Since my novel Outside In is told in first person present tense about a teacher becoming lost in a haze of alcohol, drugs and sexual experimentation after a student dies of a drug overdose in the teacher’s classroom, I get the latter question… A LOT. While I’ll never admit what actually happened and what is pure fiction, I would like to discuss how I research a novel.

Regardless of type or genre, all writing can be placed on a continuum between actual experience and imagination. Whether it’s a reporter relaying facts, a non-fiction writer describing a historical event, or a fiction writer creating a dystopian future, there will be interpretation of experience and use of imagination in assembling the narrative to relay the desired message.

Following are the four main types of research I perform in crafting a novel with an example for each from Outside In:

1) Empirical: Derived from direct or sensory experience, this is the method writer who lives the experiences and writes about them. The best way to capture the smells, light, sounds, people, and energy of an experience is to actually live it. While this technique leads to the most authentic writing, it also carries the greatest risk, time and financial investment.

Example: To capture the settings for both Outside In and the novel I am currently working on, The Investment Club, I lived at Put-in-Bay on South Bass Island in Lake Erie and in Las Vegas, respectively. Setting is like another character. It provides readers another way to identify and connect with the story and also serves as a natural platform from which to sell. While brief visits may provide insight to an environment, to get setting right one must walk the streets, breathe the air, and interact with the people over an extended time.

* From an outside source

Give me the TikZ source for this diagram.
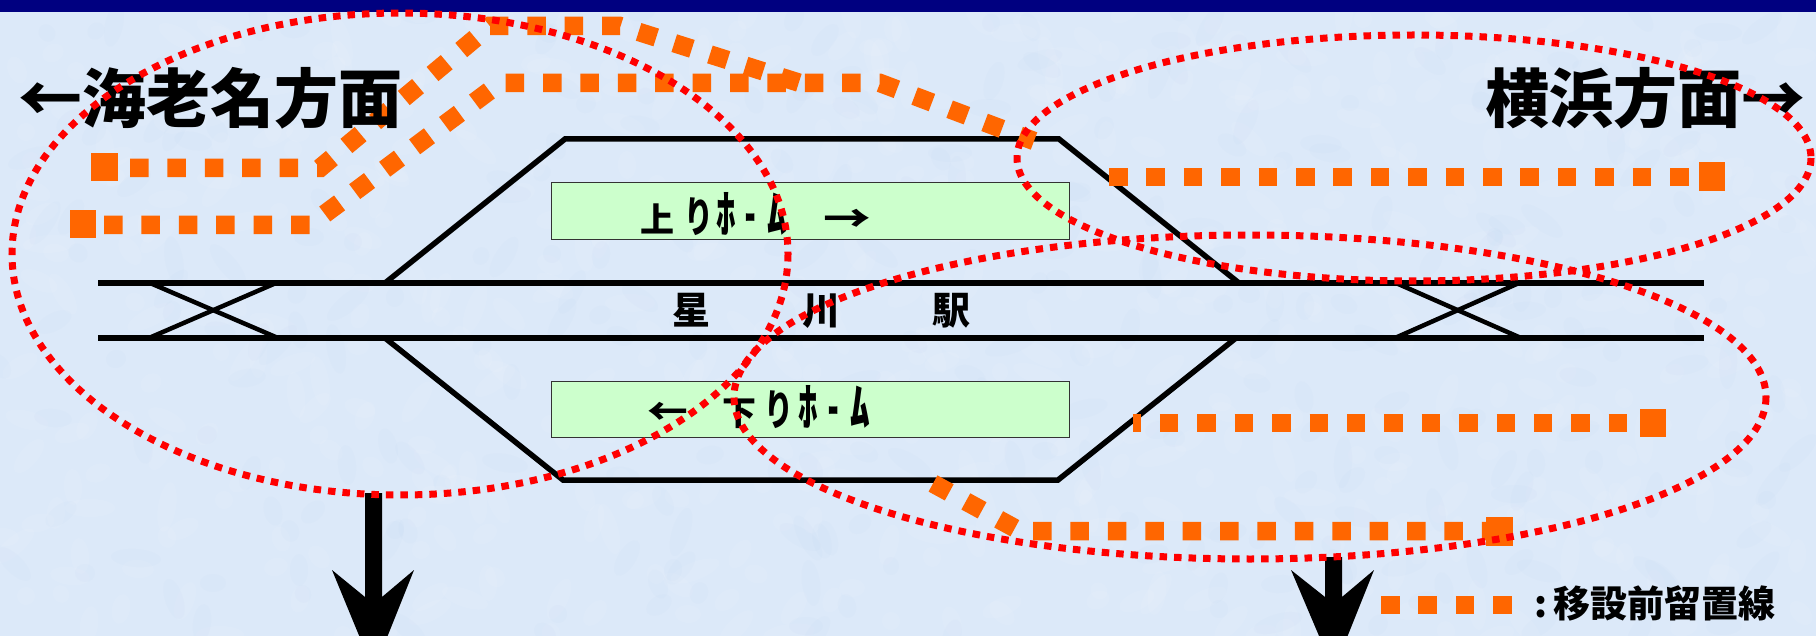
\documentclass[tikz,border=0pt]{standalone}
\usepackage{fontspec}
\newfontfamily\jp{Noto Sans CJK JP}
\definecolor{bgblue}{HTML}{DCE9F9}
\definecolor{navybar}{HTML}{000080}
\definecolor{stay}{HTML}{FF6600}
\definecolor{plat}{HTML}{CCFFCC}
\definecolor{mottle}{HTML}{B8CDEB}
\newcommand{\hwkana}[1]{\scalebox{1.15}[1.5]{#1}}
\newcommand{\homeword}{\hwkana{ﾎ}\hspace{10pt}\scalebox{.6}[1.2]{ｰ}\hspace{12pt}\hwkana{ﾑ}}
\newcommand{\tallri}{\scalebox{.85}[1.25]{り}}
\tikzset{
  track/.style={line width=5.5pt,black},
  thin track/.style={line width=5.5pt,black,line join=miter},
  cross/.style={line width=4.5pt,black},
  stayline/.style={stay,line width=18.5pt,dash pattern=on 18.5pt off 18.9pt},
  stayend/.style={fill=stay,draw=none},
  circled/.style={red,line width=7pt,dash pattern=on 7.5pt off 7pt},
  platform/.style={fill=plat,draw=black!80,line width=1pt},
  title/.style={inner sep=0pt,font=\jp\bfseries\fontsize{64}{64}\selectfont},
  ptext/.style={inner sep=0pt,font=\jp\bfseries\fontsize{34}{34}\selectfont},
  legend/.style={inner sep=0pt,font=\jp\bfseries\fontsize{37}{37}\selectfont},
}
\begin{document}
\begin{tikzpicture}[x=1pt,y=-1pt]
\clip (0,0) rectangle (1816,636);
\fill[bgblue] (0,0) rectangle (1816,636);
% mottled paper background
\pgfmathsetseed{7}
\foreach \i in {1,...,900}{
  \pgfmathsetmacro{\px}{random(0,1816)}
  \pgfmathsetmacro{\py}{random(12,636)}
  \pgfmathsetmacro{\pr}{random(8,26)}
  \pgfmathsetmacro{\pa}{random(0,180)}
  \pgfmathtruncatemacro{\pc}{mod(\i,3)}
  \ifnum\pc=0 \def\tone{mottle}\else\def\tone{white}\fi
  \fill[\tone,opacity=.07,rotate around={\pa:(\px,\py)}] (\px,\py) ellipse [x radius=\pr,y radius=9];
}
\fill[navybar] (0,0) rectangle (1816,12);
% tracks
\draw[cross] (150,283) -- (278,338);
\draw[cross] (276,283) -- (149,338);
\draw[cross] (1396,283) -- (1521,338);
\draw[cross] (1519,283) -- (1395,338);
\draw[thin track] (385,283) -- (565,139) -- (1059,139) -- (1239,283);
\draw[thin track] (385,338) -- (563,480) -- (1058,480) -- (1236,338);
\draw[track] (98,283) -- (1704,283);
\draw[track] (98,338) -- (1704,338);
% platforms
\node[platform,minimum width=518pt,minimum height=57pt,inner sep=0pt,anchor=north west] (upplat) at (551,182) {};
\node[platform,minimum width=518pt,minimum height=56pt,inner sep=0pt,anchor=north west] (downplat) at (551,381) {};
\node[ptext,anchor=west] (uptext) at (640,214) {上\hspace{10pt}\tallri\hspace{3pt}\homeword\hspace{36pt}\scalebox{1.4}[1.1]{→}};
\node[ptext,anchor=west] (downtext) at (647,407) {\scalebox{1.2}[1.1]{←}\hspace{34pt}下\hspace{8pt}\tallri\hspace{6pt}\homeword};
\node[inner sep=0pt,font=\jp\bfseries\fontsize{38}{38}\selectfont] (station) at (821,311) {星\hspace{92pt}川\hspace{92pt}駅};
% former sidings
\draw[stayline] (130,168) -- (320,168) -- (490,26) -- (620,26) -- (800,83);
\draw[stayline] (104,225) -- (310,225) -- (500,83) -- (880,83) -- (1034,141);
\draw[stayline] (1109,177) -- (1699,177);
\draw[stayline,dash phase=10.5pt] (1133,423) -- (1640,423);
\draw[stayline] (933,483.5) -- (1020,531) -- (1486,531);
\draw[stayline] (1381,605) -- (1512,605);
\fill[stayend] (91,153) rectangle (118,181);
\fill[stayend] (70,210) rectangle (96,238);
\fill[stayend] (1699,162) rectangle (1725,191);
\fill[stayend] (1640,409) rectangle (1666,437);
\fill[stayend] (1486,517) rectangle (1513,546);
% direction labels
\node[title,anchor=west] (west) at (18,98) {←海老名方面};
\node[title,anchor=east] (east) at (1806,98) {横浜方面→};
\node[legend,anchor=west] (legendtext) at (1534,603) {:\hspace{6pt}移設前留置線};
% down arrows
\fill (365,493) -- (382,493) -- (382,597) -- (414,570) -- (382,650) -- (365,650) -- (332,570) -- (365,597) -- cycle;
\fill (1325,557) -- (1342,557) -- (1342,597) -- (1374,570) -- (1342,650) -- (1325,650) -- (1291,570) -- (1325,597) -- cycle;
% red groupings
\draw[circled] (400,254) ellipse [x radius=388,y radius=241];
\draw[circled] (1414,158) ellipse [x radius=397,y radius=123];
\draw[circled] (1250,397) ellipse [x radius=516,y radius=162];
\end{tikzpicture}
\end{document}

2) Repurposed: If direct experience is not a viable option, then perhaps a similar experience can be repurposed to put the mind in a similar space and capture the desired feelings. As a writer, I’m always recording. When I meet someone, travel to a place, or have any type of unique experience, regardless of context, I file it away to use later.

Example: Without revealing any spoilers, let me just say I didn’t experience all the sexual encounters first-hand. I might have had similar experiences there or elsewhere, and in reflecting on those experiences, I adapted and transferred the core feelings from one situation to the next to capture the details and emotion. In doing this, many of the repurposed sex scenes are actually more stimulating than those that I actually experienced because in writing the repurposed situations I was experiencing them for the first time rather than recalling from memory.

3) Academic: This is the traditional research in which the writer reads other works on the subject or interviews people who have experience on the desired topic to gain the required level of understanding to give the writing authenticity.

Example: For Outside In, to learn the history and impact of cocaine, I read Dominic Streatfeild’s Cocaine: An Unauthorized Biography. His research provided a comprehensive history from the jungles in Bolivia and Columbia to its past medicinal uses and over-the-counter availability to interviews in prisons to the inside of crackhouses. Ultimately I didn’t use a lot of this info, but it definitely contributed to the style and allowed me to develop a feel for the excess cocaine represents.

4) Inventive: This is research produced directly from the mind of the writer usually starting with, What if? It is often triggered by another event or a combination of actions that take the writer into open creative space.

Example: While I was a teacher for a brief time, I never had a student die in my classroom and was never forced out of a job. To capture the feelings of this experience in Outside In, I imagined a person who had done everything he was supposed to and dedicated his life to the pursuit of a career and thought, What if he started to have doubts about his choices and it was all taken away? What would he do? Where would he go? What would he be feeling? Once I was seeing things from this perspective, the bitterness, anger, and wanting to escape came naturally.

To decide the best method to use, I balance my desire to produce the most authentic writing with the practicality of the least time and financial investment and risk exposure required.